La discrimination au travail vécue par les personnes LGBTQ2+ est bien documentée. Plusieurs enquêtes menées à travers le monde – notamment au Canada, aux États-Unis, en France et en Suisse – rapportent que plus de 30 % de ces personnes vivent de la discrimination sur la base de leur orientation sexuelle ou de leur identité de genre. Pour les 70 % de personnes qui ne vivent pas de discrimination, le quotidien au travail n’est pas vraiment plus facile à vivre. «Les personnes LGBTQ2+ doivent constamment adopter des stratégies pour éviter de se retrouver dans des situations de discrimination», affirme la chercheuse postdoctorale Émilie Morand.
Cet état permanent d’hypervigilance alourdit leur charge mentale, souligne la chercheuse. «Chaque jour, les personnes LGBTQ2+ sont confrontées à des choix: dois-je réagir à la petite blague à connotation sexiste ou homophobe d’un collègue? Est-ce que je dévoile mon orientation ou non? Si je le fais, de quelle façon dois-je m’y prendre? La personne qui s’affiche doit aussi en gérer les conséquences: le malaise, la gêne ou la surprise de certains collègues.»
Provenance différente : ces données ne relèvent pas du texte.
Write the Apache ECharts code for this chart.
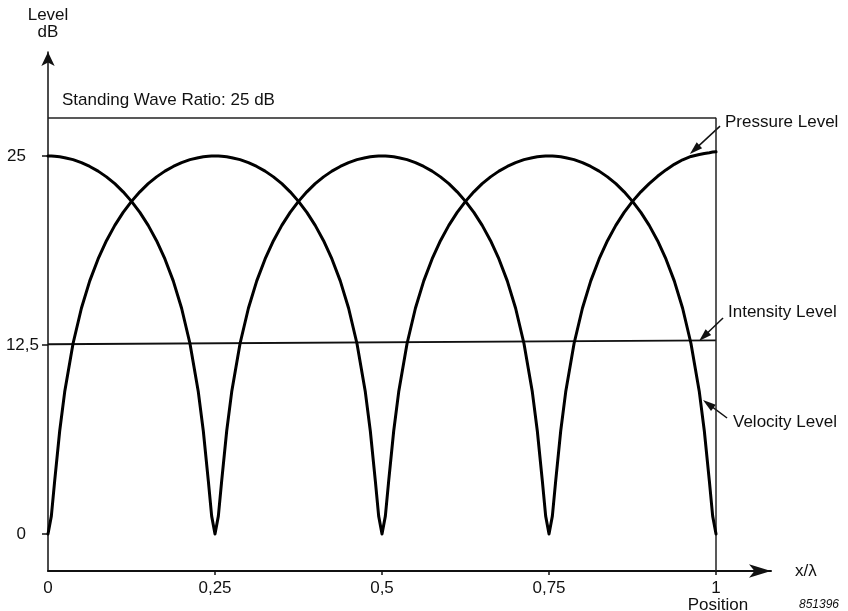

Après avoir fait sa thèse doctorale à l’Université Paris-Descartes sur la diversité sexuelle au travail, Émilie Morand a amorcé son postdoctorat à l’UQAM à l’automne 2020. Elle fait partie de l’équipe de la Chaire de recherche sur la diversité sexuelle et la pluralité des genres, dirigée par le professeur Martin Blais du Département de sexologie, et a contribué au projet de recherche Savoirs sur l’inclusion et l’exclusion des personnes LGBTQ (enquête SAVIE-LGBTQ). Un livre rassemblant ses recherches devrait être publié au cours des prochains mois.
«Une identité qui n’est pas la nôtre»
Le contexte d’hétéronormativité qui prévaut dans de nombreux milieux de travail est particulièrement difficile à gérer pour les personnes de la communauté LGBTQ2+, soutient la chercheuse. «Par défaut, tout le monde est vu comme hétéro, déplore celle qui se définit elle-même comme membre de la communauté. On nous colle une identité qui n’est pas la nôtre et on doit la déconstruire, pour ensuite reconstruire une image qui est en écart par rapport à la norme.»
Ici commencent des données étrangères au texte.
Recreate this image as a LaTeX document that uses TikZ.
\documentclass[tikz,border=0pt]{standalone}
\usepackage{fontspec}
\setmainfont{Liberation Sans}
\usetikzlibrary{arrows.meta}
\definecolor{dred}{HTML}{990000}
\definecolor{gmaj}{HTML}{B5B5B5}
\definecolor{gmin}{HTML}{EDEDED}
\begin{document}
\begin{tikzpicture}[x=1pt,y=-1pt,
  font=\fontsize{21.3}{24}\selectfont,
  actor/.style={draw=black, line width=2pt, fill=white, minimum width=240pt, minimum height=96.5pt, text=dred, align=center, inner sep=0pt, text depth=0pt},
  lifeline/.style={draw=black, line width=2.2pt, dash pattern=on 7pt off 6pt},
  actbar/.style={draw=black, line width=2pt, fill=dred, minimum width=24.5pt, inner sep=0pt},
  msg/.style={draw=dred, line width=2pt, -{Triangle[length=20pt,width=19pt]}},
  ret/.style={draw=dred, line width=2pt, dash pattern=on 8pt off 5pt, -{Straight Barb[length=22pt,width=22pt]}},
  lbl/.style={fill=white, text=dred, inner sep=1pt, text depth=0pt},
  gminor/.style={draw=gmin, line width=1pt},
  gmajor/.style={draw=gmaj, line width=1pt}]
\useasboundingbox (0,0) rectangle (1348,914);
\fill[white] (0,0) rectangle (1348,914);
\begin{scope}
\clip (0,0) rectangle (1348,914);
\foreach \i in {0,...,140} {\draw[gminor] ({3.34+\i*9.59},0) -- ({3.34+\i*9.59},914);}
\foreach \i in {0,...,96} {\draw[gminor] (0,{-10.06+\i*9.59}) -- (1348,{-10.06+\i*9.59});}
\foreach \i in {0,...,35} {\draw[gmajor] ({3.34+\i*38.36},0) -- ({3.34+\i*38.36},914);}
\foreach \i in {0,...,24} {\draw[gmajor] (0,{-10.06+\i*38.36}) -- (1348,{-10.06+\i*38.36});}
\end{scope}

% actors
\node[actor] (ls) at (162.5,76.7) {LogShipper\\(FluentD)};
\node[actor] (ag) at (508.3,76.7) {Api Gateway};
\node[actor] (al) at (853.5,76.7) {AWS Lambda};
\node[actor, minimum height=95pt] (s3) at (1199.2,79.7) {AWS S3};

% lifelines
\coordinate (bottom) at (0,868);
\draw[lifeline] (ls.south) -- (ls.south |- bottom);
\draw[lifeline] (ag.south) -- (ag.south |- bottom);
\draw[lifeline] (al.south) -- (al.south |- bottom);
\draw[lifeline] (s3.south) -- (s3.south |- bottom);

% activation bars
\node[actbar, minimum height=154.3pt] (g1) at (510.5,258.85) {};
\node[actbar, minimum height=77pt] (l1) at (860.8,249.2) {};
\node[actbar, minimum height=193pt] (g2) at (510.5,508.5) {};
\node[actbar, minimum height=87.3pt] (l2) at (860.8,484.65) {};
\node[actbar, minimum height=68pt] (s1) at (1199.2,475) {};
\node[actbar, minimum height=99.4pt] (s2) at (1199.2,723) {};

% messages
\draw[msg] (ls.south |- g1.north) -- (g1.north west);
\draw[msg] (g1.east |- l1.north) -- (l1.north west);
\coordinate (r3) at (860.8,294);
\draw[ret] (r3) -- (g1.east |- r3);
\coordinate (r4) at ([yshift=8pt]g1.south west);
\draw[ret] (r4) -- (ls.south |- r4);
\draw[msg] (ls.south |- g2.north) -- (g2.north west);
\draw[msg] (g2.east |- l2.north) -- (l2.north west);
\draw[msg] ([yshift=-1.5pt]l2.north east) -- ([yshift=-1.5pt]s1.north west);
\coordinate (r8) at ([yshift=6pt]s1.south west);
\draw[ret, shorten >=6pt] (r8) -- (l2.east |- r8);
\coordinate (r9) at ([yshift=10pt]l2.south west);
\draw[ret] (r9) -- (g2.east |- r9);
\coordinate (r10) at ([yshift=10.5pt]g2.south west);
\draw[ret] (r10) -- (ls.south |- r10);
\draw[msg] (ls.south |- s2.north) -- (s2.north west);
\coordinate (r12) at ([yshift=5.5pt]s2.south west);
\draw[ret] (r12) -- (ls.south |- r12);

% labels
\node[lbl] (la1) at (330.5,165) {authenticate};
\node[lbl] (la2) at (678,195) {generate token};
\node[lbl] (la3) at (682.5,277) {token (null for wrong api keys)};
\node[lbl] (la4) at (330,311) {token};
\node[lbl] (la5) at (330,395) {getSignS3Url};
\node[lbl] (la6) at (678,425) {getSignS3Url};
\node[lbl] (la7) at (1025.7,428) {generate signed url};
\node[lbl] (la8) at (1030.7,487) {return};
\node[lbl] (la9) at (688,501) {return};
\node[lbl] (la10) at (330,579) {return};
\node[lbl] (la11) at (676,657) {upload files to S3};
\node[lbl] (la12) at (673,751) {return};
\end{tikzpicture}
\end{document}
L’orientation sexuelle et l’identité de genre faisant partie du domaine privé, est-ce vraiment nécessaire de les dévoiler publiquement à ses collègues? «On ne se rend pas compte que les personnes hétéros parlent très souvent de leur vie privée, de leur conjoint ou conjointe, de leurs enfants, rappelle Émilie Morand. Un jour ou l’autre, les questions émergent, on se fait demander si on est en couple ou si on viendra accompagné au souper de Noël.»
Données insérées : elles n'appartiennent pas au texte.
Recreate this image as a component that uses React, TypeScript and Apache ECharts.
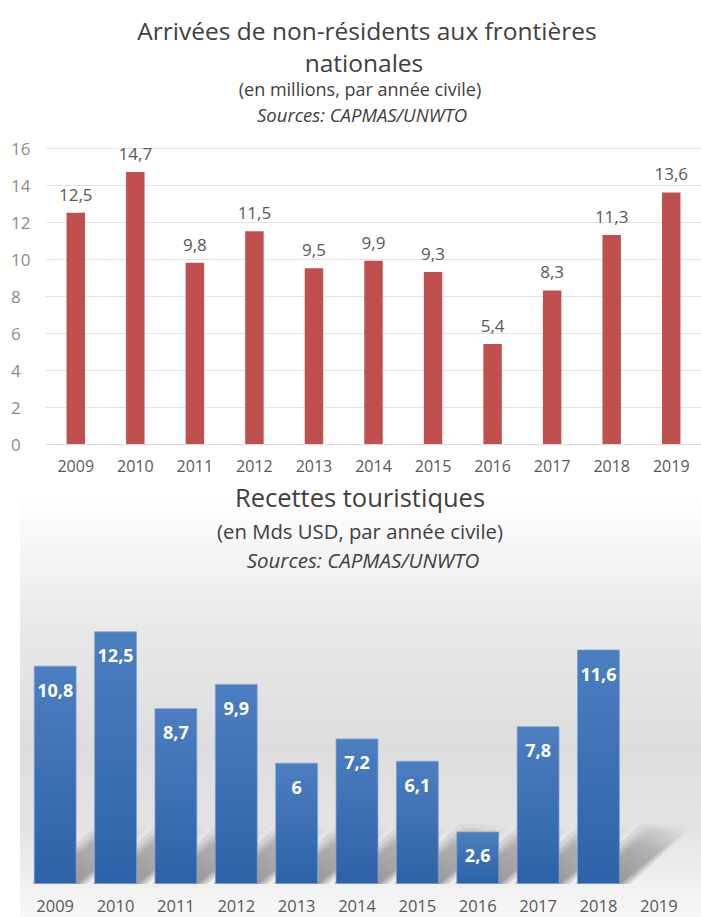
import React, { useEffect, useRef } from 'react';
import * as echarts from 'echarts';

const years = ['2009', '2010', '2011', '2012', '2013', '2014', '2015', '2016', '2017', '2018', '2019'];
const arrivals = [12.5, 14.7, 9.8, 11.5, 9.5, 9.9, 9.3, 5.4, 8.3, 11.3, 13.6];
const receipts: (number | null)[] = [10.8, 12.5, 8.7, 9.9, 6, 7.2, 6.1, 2.6, 7.8, 11.6, null];

const arrivalsMin = 0;
const arrivalsMax = 16;
const arrivalsStep = 2;

const title1a = 'Arrivées de non-résidents aux frontières';
const title1b = 'nationales';
const sub1 = '(en millions, par année civile)';
const source = 'Sources: CAPMAS/UNWTO';
const title2 = 'Recettes touristiques';
const sub2 = '(en Mds USD, par année civile)';

const FONT = '"Open Sans", "Noto Sans", sans-serif';
const fmt = (v: number) => String(v).replace('.', ',');

export default function App() {
  const ref = useRef<HTMLDivElement>(null);
  useEffect(() => {
    if (!ref.current) return;
    const chart = echarts.init(ref.current, null, { renderer: 'svg' });
    const txt = (text: string, x: number, y: number, size: number, italic = false) => ({
      type: 'text',
      x,
      y,
      z: 10,
      style: {
        text,
        fontSize: size,
        fontFamily: FONT,
        fontStyle: italic ? 'italic' : 'normal',
        fill: '#404040',
        textAlign: 'center',
        textVerticalAlign: 'middle',
      },
    });
    chart.setOption({
      animation: false,
      backgroundColor: '#ffffff',
      graphic: [
        {
          type: 'rect',
          z: -10,
          shape: { x: 20, y: 495, width: 681, height: 422 },
          style: {
            fill: new echarts.graphic.LinearGradient(0, 0, 0, 1, [
              { offset: 0, color: '#ffffff' },
              { offset: 0.3, color: '#e9e9e9' },
              { offset: 0.6, color: '#dddddd' },
              { offset: 0.8, color: '#e4e4e4' },
              { offset: 1, color: '#f8f8f8' },
            ]),
          },
        },
        txt(title1a, 367, 30, 24.5),
        txt(title1b, 364, 62, 24.5),
        txt(sub1, 360, 89, 18),
        txt(source, 362, 114, 18.5, true),
        txt(title2, 360, 497, 25.5),
        txt(sub2, 360, 531, 20.3),
        txt(source, 363, 560, 20.5, true),
      ],
      grid: [
        { left: 46, right: -9, top: 148, bottom: 473, containLabel: false },
        { left: 25, right: 12, top: 601, bottom: 33, containLabel: false },
      ],
      xAxis: [
        {
          type: 'category',
          gridIndex: 0,
          data: years,
          axisLine: { show: true, lineStyle: { color: '#d9d9d9' } },
          axisTick: { show: false },
          axisLabel: { color: '#595959', fontSize: 16, fontFamily: FONT, margin: 14 },
        },
        {
          type: 'category',
          gridIndex: 1,
          data: years,
          axisLine: { show: false },
          axisTick: { show: false },
          axisLabel: { color: '#595959', fontSize: 16.5, fontFamily: FONT, margin: 13 },
        },
      ],
      yAxis: [
        {
          type: 'value',
          gridIndex: 0,
          min: arrivalsMin,
          max: arrivalsMax,
          interval: arrivalsStep,
          axisLine: { show: false },
          axisTick: { show: false },
          splitLine: { lineStyle: { color: '#e3e3e3' } },
          axisLabel: { color: '#8c8c8c', fontSize: 17, fontFamily: FONT, align: 'left', margin: 35 },
        },
        {
          type: 'value',
          gridIndex: 1,
          min: 0,
          max: 14,
          show: false,
          splitLine: { show: false },
        },
      ],
      series: [
        {
          type: 'bar',
          xAxisIndex: 0,
          yAxisIndex: 0,
          data: arrivals,
          barWidth: '31%',
          itemStyle: { color: '#c0504d' },
          label: {
            show: true,
            position: 'top',
            distance: 10,
            color: '#595959',
            fontSize: 17,
            fontFamily: FONT,
            formatter: (p: any) => fmt(p.value),
          },
        },
        {
          type: 'custom',
          xAxisIndex: 1,
          yAxisIndex: 1,
          z: 1,
          data: receipts.map((v, i) => [i, v]),
          renderItem: (params: any, api: any) => {
            const v = api.value(1);
            if (v == null || isNaN(v)) return null;
            const base = api.coord([api.value(0), 0]);
            const band = api.size([1, 0])[0];
            const bw = band * 0.71;
            const x0 = base[0] - bw / 2;
            const x1 = base[0] + bw / 2;
            const yb = base[1];
            const dx = 66;
            const dy = 54;
            const layers = [10, 6, 3, 0];
            return {
              type: 'group',
              children: layers.map((e) => ({
                type: 'polygon',
                shape: {
                  points: [
                    [x0 + 8 - e, yb],
                    [x1 + e, yb],
                    [x1 + dx + e, yb - dy - e * 0.6],
                    [x0 + dx + 8 - e, yb - dy - e * 0.6],
                  ],
                },
                style: {
                  fill: new echarts.graphic.LinearGradient(0, 1, 1, 0, [
                    { offset: 0, color: 'rgba(70,70,70,0.2)' },
                    { offset: 0.6, color: 'rgba(100,100,100,0.13)' },
                    { offset: 1, color: 'rgba(140,140,140,0)' },
                  ]),
                },
              })),
            };
          },
        },
        {
          type: 'bar',
          xAxisIndex: 1,
          yAxisIndex: 1,
          z: 3,
          data: receipts,
          barWidth: '71%',
          itemStyle: {
            color: new echarts.graphic.LinearGradient(0, 0, 0, 1, [
              { offset: 0, color: '#4b7fc0' },
              { offset: 1, color: '#2e62a8' },
            ]),
            borderColor: 'rgba(120,160,215,0.7)',
            borderWidth: 1,
          },
          label: {
            show: true,
            position: 'insideTop',
            distance: 15,
            color: '#ffffff',
            fontSize: 18,
            fontWeight: 'bold',
            fontFamily: FONT,
            formatter: (p: any) => fmt(p.value),
          },
        },
      ],
    });
    return () => chart.dispose();
  }, []);
  return (
    <div
      ref={ref}
      style={{ position: 'fixed', left: 0, top: 0, width: 701, height: 917 }}
    />
  );
}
Le moment approprié pour dévoiler son orientation sexuelle est aussi un sujet complexe. «Dans l’enquête SAVIE-LGBTQ, des personnes m’ont confié que des collègues leur avaient reproché d’avoir fait leur coming out trop tôt, que c’était indécent de le dire aussi vite, mentionne la chercheuse. À l’inverse, si elles attendaient trop longtemps, elles se faisaient accuser de ne pas l’avoir dit avant. Cette temporalité est très contraignante.»
Lorsque vient le temps d’aborder la vie privée d’une ou d’un collègue de travail, la chercheuse recommande aux personnes hétérosexuelles d’éviter d’«hétérosexualiser» les questions. «Par exemple, si on me demande “As-tu un copain?”, ce sera difficile pour moi de dire “Non, je n’ai pas de copain, mais j’ai une copine”, explique la postdoctorante. Si on me demande “As-tu un copain ou une copine?”, ça offre un espace pour le dire et ça facilite énormément le coming out.»
Émilie Morand affirme que la diversité sexuelle est plus facilement acceptée au Québec qu’en France, mais qu’il y a encore beaucoup de chemin à faire. «Au Québec, on a tendance à normaliser l’homosexualité si elle suit la norme, c’est-à-dire un homme gai ou une femme lesbienne qui est monogame ou qui veut adopter un enfant, dit-elle. Mais pour les personnes qui n’adoptent pas ce mode de vie, comme une femme queer ou un homme bisexuel, dévoiler son orientation au travail est encore très difficile.»